:: RECORDED DATA ::
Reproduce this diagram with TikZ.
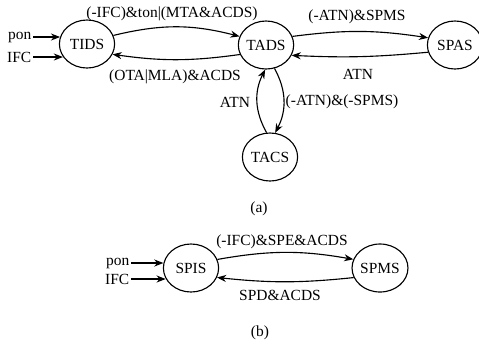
\documentclass[tikz,border=0pt]{standalone}
\usepackage{fontspec}
\setmainfont{Liberation Serif}
\usetikzlibrary{arrows.meta,shapes.geometric}

\begin{document}
\begin{tikzpicture}[
    x=0.025cm, y=-0.025cm,
    state/.style={ellipse, draw, thick, minimum width=1.38cm, minimum height=1.2cm,
                  inner sep=0pt, font=\fontsize{11}{13}\selectfont},
    cond/.style={font=\fontsize{11}{13}\selectfont, inner sep=1pt},
    trans/.style={-{Stealth[length=6.5pt,width=5pt]}, thick},
    >=stealth
  ]
    \useasboundingbox (0,0) rectangle (479,345);

    % (a)
    \node[state] (tids) at (87,44) {TIDS};
    \node[state] (tads) at (266,45) {TADS};
    \node[state] (spas) at (455,45) {SPAS};
    \node[state] (tacs) at (270,157) {TACS};

    \node[cond, anchor=east] (pona) at (33,37) {pon};
    \node[cond, anchor=east] (ifca) at (33,57) {IFC};
    \draw[trans] (pona.east) -- (pona.east -| tids.165);
    \draw[trans] (ifca.east) -- (ifca.east -| tids.208);

    \draw[trans] (tids.18) to[bend left=14] (tads.162);
    \draw[trans] (tads.200) to[bend left=8] (tids.338);
    \draw[trans] (tads.18) to[bend left=8] (spas.165);
    \draw[trans] (spas.195) to[bend left=4] (tads.338);
    \draw[trans] (tacs.98) to[bend left=28] (tads.268);
    \draw[trans] (tads.290) to[bend left=28] (tacs.78);

    \node[cond] (c1) at (172,14) {(-IFC)\&ton|(MTA\&ACDS)};
    \node[cond] (c2) at (175,77) {(OTA|MLA)\&ACDS};
    \node[cond] (c3) at (357,17) {(-ATN)\&SPMS};
    \node[cond] (c4) at (358,74) {ATN};
    \node[cond] (c5) at (235,102) {ATN};
    \node[cond] (c6) at (342,102) {(-ATN)\&(-SPMS)};
    \node[cond] (capa) at (259,209) {(a)};

    % (b)
    \node[state] (spis) at (191,268) {SPIS};
    \node[state] (spms) at (380,268) {SPMS};

    \node[cond, anchor=east] (ponb) at (131,263) {pon};
    \node[cond, anchor=east] (ifcb) at (131,279) {IFC};
    \draw[trans] (ponb.east) -- (ponb.east -| spis.170);
    \draw[trans] (ifcb.east) -- (ifcb.east -| spis.203);

    \draw[trans] (spis.18) to[bend left=10] (spms.162);
    \draw[trans] (spms.200) to[bend left=6] (spis.340);

    \node[cond] (c7) at (282,242) {(-IFC)\&SPE\&ACDS};
    \node[cond] (c8) at (280,295) {SPD\&ACDS};
    \node[cond] (capb) at (260,333) {(b)};
  \end{tikzpicture}
\end{document}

:: WHAT YOU NEED TO DO ::
Transcribe all of the material exactly, leaving out whatever pictures it contains.

:: CORRECT RESPONSE ::
Reproduce this diagram with TikZ.
\documentclass[tikz,border=0pt]{standalone}
\usepackage{fontspec}
\setmainfont{Liberation Serif}
\usetikzlibrary{arrows.meta,shapes.geometric}

\begin{document}
\begin{tikzpicture}[
    x=0.025cm, y=-0.025cm,
    state/.style={ellipse, draw, thick, minimum width=1.38cm, minimum height=1.2cm,
                  inner sep=0pt, font=\fontsize{11}{13}\selectfont},
    cond/.style={font=\fontsize{11}{13}\selectfont, inner sep=1pt},
    trans/.style={-{Stealth[length=6.5pt,width=5pt]}, thick},
    >=stealth
  ]
    \useasboundingbox (0,0) rectangle (479,345);

    % (a)
    \node[state] (tids) at (87,44) {TIDS};
    \node[state] (tads) at (266,45) {TADS};
    \node[state] (spas) at (455,45) {SPAS};
    \node[state] (tacs) at (270,157) {TACS};

    \node[cond, anchor=east] (pona) at (33,37) {pon};
    \node[cond, anchor=east] (ifca) at (33,57) {IFC};
    \draw[trans] (pona.east) -- (pona.east -| tids.165);
    \draw[trans] (ifca.east) -- (ifca.east -| tids.208);

    \draw[trans] (tids.18) to[bend left=14] (tads.162);
    \draw[trans] (tads.200) to[bend left=8] (tids.338);
    \draw[trans] (tads.18) to[bend left=8] (spas.165);
    \draw[trans] (spas.195) to[bend left=4] (tads.338);
    \draw[trans] (tacs.98) to[bend left=28] (tads.268);
    \draw[trans] (tads.290) to[bend left=28] (tacs.78);

    \node[cond] (c1) at (172,14) {(-IFC)\&ton|(MTA\&ACDS)};
    \node[cond] (c2) at (175,77) {(OTA|MLA)\&ACDS};
    \node[cond] (c3) at (357,17) {(-ATN)\&SPMS};
    \node[cond] (c4) at (358,74) {ATN};
    \node[cond] (c5) at (235,102) {ATN};
    \node[cond] (c6) at (342,102) {(-ATN)\&(-SPMS)};
    \node[cond] (capa) at (259,209) {(a)};

    % (b)
    \node[state] (spis) at (191,268) {SPIS};
    \node[state] (spms) at (380,268) {SPMS};

    \node[cond, anchor=east] (ponb) at (131,263) {pon};
    \node[cond, anchor=east] (ifcb) at (131,279) {IFC};
    \draw[trans] (ponb.east) -- (ponb.east -| spis.170);
    \draw[trans] (ifcb.east) -- (ifcb.east -| spis.203);

    \draw[trans] (spis.18) to[bend left=10] (spms.162);
    \draw[trans] (spms.200) to[bend left=6] (spis.340);

    \node[cond] (c7) at (282,242) {(-IFC)\&SPE\&ACDS};
    \node[cond] (c8) at (280,295) {SPD\&ACDS};
    \node[cond] (capb) at (260,333) {(b)};
  \end{tikzpicture}
\end{document}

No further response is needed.